Eddie Scarry of the Washington Examiner explores a noticeable omission in one major line of attack against President Trump.

Key members of the media continue to push a narrative that President Trump is anti-woman, even as they ignore the several women who hold powerful and high-profile roles in his administration.

After Trump’s announcement last week that he was nominating Gina Haspel as the next CIA director, which would be the first time a woman led the agency, the New York Times covered it with the headline, “Gina Haspel, Trump’s Choice for C.I.A., Played Role in Torture Program.”

That’s a far cry from 2013, when the Times covered then-President Barack Obama’s appointment of Julia Pierson to the Secret Service, another first for a woman. “First Woman Is Chosen to Lead Secret Service,” read the paper’s headline for that announcement. …

… CBS “This Morning” co-host Norah O’Donnell acknowledged Haspel’s nomination as “history-making” but did not credit Trump as her co-host Gayle King credited Obama in 2013 with the appointment of Pierson.

“President Obama made history Tuesday. He appointed the first female director of the Secret Service,” King said in 2013.

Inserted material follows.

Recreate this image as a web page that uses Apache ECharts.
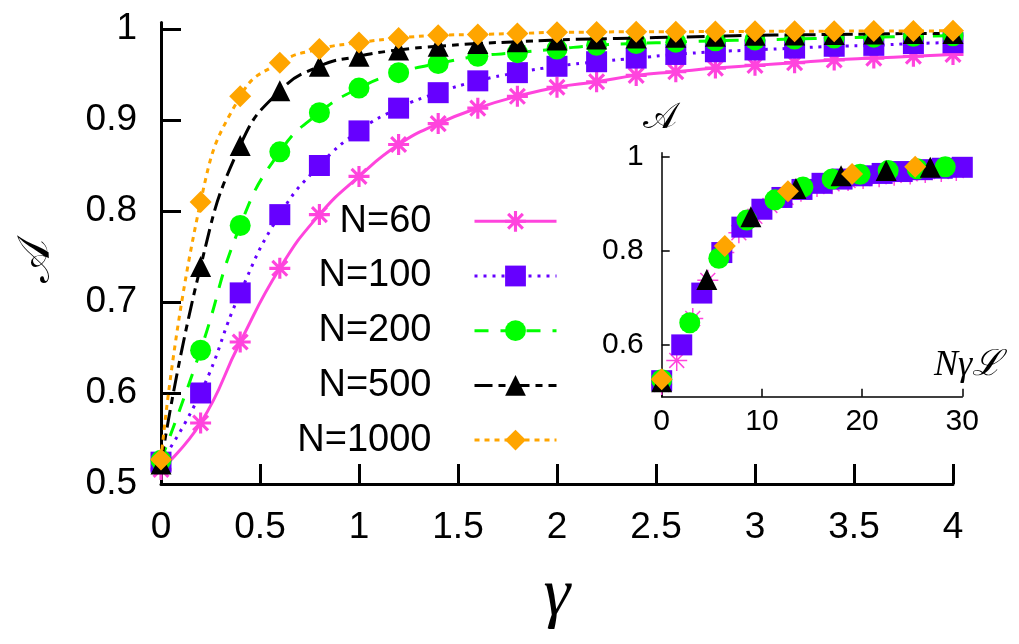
<!DOCTYPE html>
<html>
<head>
<meta charset="utf-8">
<script src="https://cdn.jsdelivr.net/npm/echarts@6/dist/echarts.min.js"></script>
<style>
html,body{margin:0;padding:0;background:#fff;}
#chart{width:1019px;height:644px;}
</style>
</head>
<body>
<div id="chart"></div>
<script>
// ---- data ----
const gammas = [0, 0.2, 0.4, 0.6, 0.8, 1.0, 1.2, 1.4, 1.6, 1.8, 2.0, 2.2, 2.4, 2.6, 2.8, 3.0, 3.2, 3.4, 3.6, 3.8, 4.0];
const seriesNames = ['N=60', 'N=100', 'N=200', 'N=500', 'N=1000'];
const a60   = [0.516, 0.567, 0.656, 0.737, 0.796, 0.838, 0.873, 0.896, 0.913, 0.926, 0.936, 0.942, 0.949, 0.953, 0.957, 0.960, 0.963, 0.966, 0.968, 0.970, 0.972];
const a100  = [0.524, 0.600, 0.710, 0.796, 0.850, 0.888, 0.913, 0.930, 0.943, 0.952, 0.959, 0.964, 0.968, 0.972, 0.975, 0.977, 0.979, 0.981, 0.982, 0.984, 0.985];
const a200  = [0.526, 0.647, 0.784, 0.865, 0.908, 0.935, 0.952, 0.962, 0.970, 0.974, 0.978, 0.982, 0.984, 0.9855, 0.987, 0.988, 0.989, 0.990, 0.991, 0.992, 0.9925];
const a500  = [0.522, 0.739, 0.872, 0.932, 0.959, 0.970, 0.977, 0.981, 0.984, 0.986, 0.988, 0.989, 0.990, 0.991, 0.992, 0.993, 0.9935, 0.994, 0.9945, 0.995, 0.995];
const a1000 = [0.527, 0.810, 0.926, 0.963, 0.978, 0.985, 0.990, 0.993, 0.994, 0.995, 0.9964, 0.9966, 0.997, 0.997, 0.9972, 0.9974, 0.9975, 0.9976, 0.9977, 0.9978, 0.998];
// inset abscissa N*gamma*L for the visible points
const insetX60   = [0, 1.5, 3.1, 4.6, 6.2, 7.7, 9.3, 10.8, 12.4, 13.9, 15.5, 17.0, 18.6, 20.1, 21.7, 23.2, 24.8, 26.3, 27.9, 29.4];
const insetX100  = [0, 2, 4, 6, 8, 10, 12, 14, 16, 18, 20, 22, 24, 26, 28, 30];
const insetX200  = [0, 2.8, 5.7, 8.5, 11.3, 14.1, 17.0, 19.8, 22.6, 25.5, 28.3];
const insetX500  = [0, 4.5, 8.9, 13.4, 17.9, 22.4, 26.8];
const insetX1000 = [0, 6.3, 12.6, 19.0, 25.3];
const mainYTicks = [0.5, 0.6, 0.7, 0.8, 0.9, 1];
const insetYTicks = [0.6, 0.8, 1];

// ---- styles ----
const STAR = 'path://M-1.5,-10L1.5,-10L1.5,10L-1.5,10Z M-10,-1.5L10,-1.5L10,1.5L-10,1.5Z M-8.13,-6.01L-6.01,-8.13L8.13,6.01L6.01,8.13Z M-6.01,8.13L-8.13,6.01L6.01,-8.13L8.13,-6.01Z';
const STAR_THIN = 'path://M-0.7,-10L0.7,-10L0.7,10L-0.7,10Z M-10,-0.7L10,-0.7L10,0.7L-10,0.7Z M-7.57,-6.58L-6.58,-7.57L7.57,6.58L6.58,7.57Z M-6.58,7.57L-7.57,6.58L6.58,-7.57L7.57,-6.58Z';
const styles = [
  {color: '#ff44dd', symbol: STAR, insetSymbol: STAR_THIN, size: 21, dash: 'solid'},
  {color: '#6600ff', symbol: 'rect', insetSymbol: 'rect', size: 21, dash: [3, 6]},
  {color: '#00ff00', symbol: 'circle', insetSymbol: 'circle', size: 21, dash: [14, 12]},
  {color: '#000000', symbol: 'triangle', insetSymbol: 'triangle', size: 21, dash: [18, 6, 7, 6]},
  {color: '#ffa500', symbol: 'diamond', insetSymbol: 'diamond', size: 22, dash: [5, 5]}
];
const mainValues = [a60, a100, a200, a500, a1000];
const insetXs = [insetX60, insetX100, insetX200, insetX500, insetX1000];

const series = [];
mainValues.forEach((vals, k) => {
  const s = styles[k];
  series.push({
    type: 'line', name: seriesNames[k], xAxisIndex: 0, yAxisIndex: 0,
    data: gammas.map((g, i) => [g, vals[i]]),
    smooth: 0.5,
    symbol: s.symbol, symbolSize: s.size, showAllSymbol: true,
    lineStyle: {color: s.color, width: 3, type: s.dash},
    itemStyle: {color: s.color},
    clip: false, animation: false, z: 2 + k
  });
});
mainValues.forEach((vals, k) => {
  const s = styles[k];
  series.push({
    type: 'scatter', name: 'inset ' + seriesNames[k], xAxisIndex: 1, yAxisIndex: 1,
    data: insetXs[k].map((x, i) => [x, vals[i]]),
    symbol: s.insetSymbol, symbolSize: s.size,
    itemStyle: {color: s.color, opacity: 1},
    clip: false, animation: false, z: 10 + k
  });
});

const FONT = 'Liberation Sans';
const chart = echarts.init(document.getElementById('chart'), null, {renderer: 'canvas'});
chart.setOption({
  backgroundColor: '#ffffff',
  animation: false,
  grid: [
    {left: 161, right: 66, top: 22.6, bottom: 160},
    {left: 661.7, right: 56.7, top: 152.7, bottom: 247.3}
  ],
  xAxis: [
    {
      type: 'value', gridIndex: 0, min: 0, max: 4, interval: 0.5,
      axisLine: {lineStyle: {color: '#000', width: 3}},
      axisTick: {inside: true, length: 20, lineStyle: {color: '#000', width: 3}},
      axisLabel: {fontSize: 37, fontFamily: FONT, color: '#000', margin: 25},
      splitLine: {show: false}
    },
    {
      type: 'value', gridIndex: 1, min: 0, max: 30, interval: 10,
      axisLine: {lineStyle: {color: '#000', width: 1.5}},
      axisTick: {inside: true, length: 8, lineStyle: {color: '#000', width: 1.5}},
      axisLabel: {fontSize: 30, fontFamily: FONT, color: '#000', margin: 10},
      splitLine: {show: false}
    }
  ],
  yAxis: [
    {
      type: 'value', gridIndex: 0, min: 0.5, max: 1.007,
      axisLine: {show: true, lineStyle: {color: '#000', width: 3}},
      axisTick: {show: true, inside: true, length: 20, customValues: mainYTicks, lineStyle: {color: '#000', width: 3}},
      axisLabel: {customValues: mainYTicks, fontSize: 37, fontFamily: FONT, color: '#000', margin: 24},
      splitLine: {show: false}
    },
    {
      type: 'value', gridIndex: 1, min: 0.49, max: 1.008,
      axisLine: {show: true, lineStyle: {color: '#000', width: 1.5}},
      axisTick: {show: true, inside: true, length: 8, customValues: insetYTicks, lineStyle: {color: '#000', width: 1.5}},
      axisLabel: {customValues: insetYTicks, fontSize: 30, fontFamily: FONT, color: '#000', margin: 18},
      splitLine: {show: false}
    }
  ],
  legend: {
    data: seriesNames, orient: 'vertical', align: 'right',
    right: 461, top: 201.3, padding: 0,
    itemWidth: 82, itemHeight: 26, itemGap: 14.7,
    selectedMode: false,
    lineStyle: {width: 3},
    textStyle: {fontSize: 38, fontFamily: FONT, color: '#000', lineHeight: 40, padding: [0, 38, 0, 0]}
  },
  graphic: [
    {type: 'text', x: 37, y: 261, rotation: Math.PI / 2,
      style: {text: '\uD835\uDC9C', fontSize: 46, fontFamily: 'DejaVu Serif', fill: '#000', align: 'center', verticalAlign: 'middle'}},
    {type: 'text', x: 557, y: 597,
      style: {text: 'γ', fontSize: 68, fontFamily: 'Liberation Serif', fontStyle: 'italic', fill: '#000', align: 'center', verticalAlign: 'middle'}},
    {type: 'text', x: 660, y: 119,
      style: {text: '\uD835\uDC9C', fontSize: 36, fontFamily: 'DejaVu Serif', fill: '#000', align: 'center', verticalAlign: 'middle'}},
    {type: 'text', x: 968, y: 366,
      style: {text: 'Nγℒ', fontSize: 36, fontFamily: 'Liberation Serif', fontStyle: 'italic', fill: '#000', align: 'center', verticalAlign: 'middle'}}
  ],
  series: series
});
</script>
</body>
</html>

Several other women fill big roles in the White House, including White House counselor Kellyanne Conway, one of the most high-profile faces for the administration; White House press secretary Sarah Sanders, the first mother in that job; and Department of Homeland Security Secretary Kirsten Nielsen.

But the gender element often takes a backseat to coverage and commentary in the mainstream press that cast Trump as hostile to women, in part because his former deputy chief of staff, Rob Porter, was fired in February after allegations of spousal abuse became public.